The Canadian Perspective
  Canada’s Department of Fisheries and Oceans (DFO) looked at mid-water trawling for herring in the early 80’s and abandoned the idea. But when U.S. mid-water boats started targeting a shared herring resource on Georges Bank, however, the Canadians got back in the game. “We have issued three mid-water permits for Georges Bank only,” said Greg Peacock, the DFO’s executive director of federal and provincial relations. According to Peacock, a yearlong study with full observer coverage paid for by the boats showed a .2 percent bycatch of groundfish. “We didn’t think it would cause problems on Georges,” said Peacock. “And we needed to be consistent with the U.S effort.”

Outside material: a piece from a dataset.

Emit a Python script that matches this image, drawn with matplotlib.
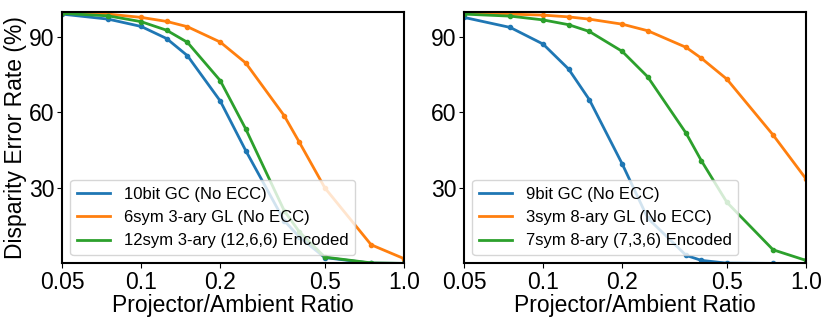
import numpy as np
import matplotlib.pyplot as plt
from matplotlib.lines import Line2D
from matplotlib.ticker import FixedLocator, FixedFormatter, NullLocator

plt.rcParams['font.family'] = ['Liberation Sans', 'DejaVu Sans']

# projector/ambient ratios
ratio = [0.05, 0.075, 0.1, 0.125, 0.15, 0.2, 0.25, 0.35, 0.4, 0.5, 0.75, 1.0]

# left panel
gc10 = [99.0, 97.0, 94.1, 89.3, 82.5, 64.5, 44.8, 17.0, 10.5, 2.3, 0.1, 0.0]
gl6 = [99.3, 99.0, 97.7, 96.1, 94.0, 87.9, 79.6, 58.7, 48.1, 30.0, 7.4, 1.9]
enc12 = [99.3, 98.3, 96.0, 92.6, 87.8, 72.6, 53.4, 21.0, 12.5, 2.5, 0.2, 0.0]

# right panel
gc9 = [97.7, 93.7, 87.1, 77.2, 65.0, 39.5, 18.0, 3.2, 1.2, 0.1, 0.0, 0.0]
gl3 = [99.3, 99.0, 98.6, 97.9, 97.0, 95.0, 92.4, 85.8, 81.5, 73.2, 51.0, 33.6]
enc7 = [99.0, 98.2, 96.7, 94.8, 92.1, 84.2, 74.1, 51.7, 40.8, 24.3, 5.4, 1.2]

xticks = [0.05, 0.1, 0.2, 0.5, 1.0]
xticklabels = ['0.05', '0.1', '0.2', '0.5', '1.0']
colors = ['#1f77b4', '#ff7f0e', '#2ca02c']

fig = plt.figure(figsize=(8.3, 3.22), dpi=100)
ax1 = fig.add_axes([0.0747, 0.182, 0.412, 0.782])
ax2 = fig.add_axes([0.559, 0.182, 0.412, 0.782])

panels = [
    (ax1, [gc10, gl6, enc12], ['10bit GC (No ECC)', '6sym 3-ary GL (No ECC)', '12sym 3-ary (12,6,6) Encoded']),
    (ax2, [gc9, gl3, enc7], ['9bit GC (No ECC)', '3sym 8-ary GL (No ECC)', '7sym 8-ary (7,3,6) Encoded']),
]

for ax, series, names in panels:
    handles = []
    for y, name, c in zip(series, names, colors):
        ax.plot(ratio, y, '-o', color=c, markersize=3, linewidth=2)
        handles.append(Line2D([], [], color=c, linewidth=2, label=name))
    ax.set_xscale('log')
    ax.set_xlim(0.05, 1.0)
    ax.set_ylim(0, 100)
    ax.xaxis.set_major_locator(FixedLocator(xticks))
    ax.xaxis.set_major_formatter(FixedFormatter(xticklabels))
    ax.xaxis.set_minor_locator(NullLocator())
    ax.set_yticks([30, 60, 90])
    ax.tick_params(labelsize=16.5, pad=2)
    ax.set_xlabel('Projector/Ambient Ratio', fontsize=16.5, labelpad=0)
    ax.legend(handles=handles, loc='lower left', fontsize=12)
    for s in ax.spines.values():
        s.set_linewidth(1.5)

ax1.set_ylabel('Disparity Error Rate (%)', fontsize=16.5, labelpad=1)

fig.savefig('out.png', dpi=100)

  Nonetheless, Peacock expressed concern about the other impacts of mid-water gear. “I think the primary gear should be purse seine,” he said. “Things evolve, we’ve gone from weirs to purse seines, but even the purse seines are passive, to a certain extent. They have to wait for the fish to come up. Mid-water trawling is hunting, and that’s different; it tends to be a hungry application. It’s a costly way to fish and it needs volume. We’ve found that leads to a decline in coastal fisheries.”
  Kohl Kanwit points out that the U.S. and Canada have very different needs. “Canada’s is mostly a food fishery,” she said, “and ours is mostly a bait fishery. That’s why mid-water trawling evolved here. It can supply large quantities of bait when they’re needed.”
  But large gaps of knowledge exist regarding the impact of mid-water gear on herring and other species that feed on them, such as whales, tuna, and cod. “We’ve done a literature study on that,” said Kanwit. “But it was inconclusive.”
  Allocation battles between those who want to preserve historic fisheries or keep the herring in the water to feed rebounding wild stocks, and those who need to feed a growing high-volume fishery, are looming on the horizon. In order to make wise decisions, getting a handle on the true costs and benefits of mid-water trawling becomes increasingly critical.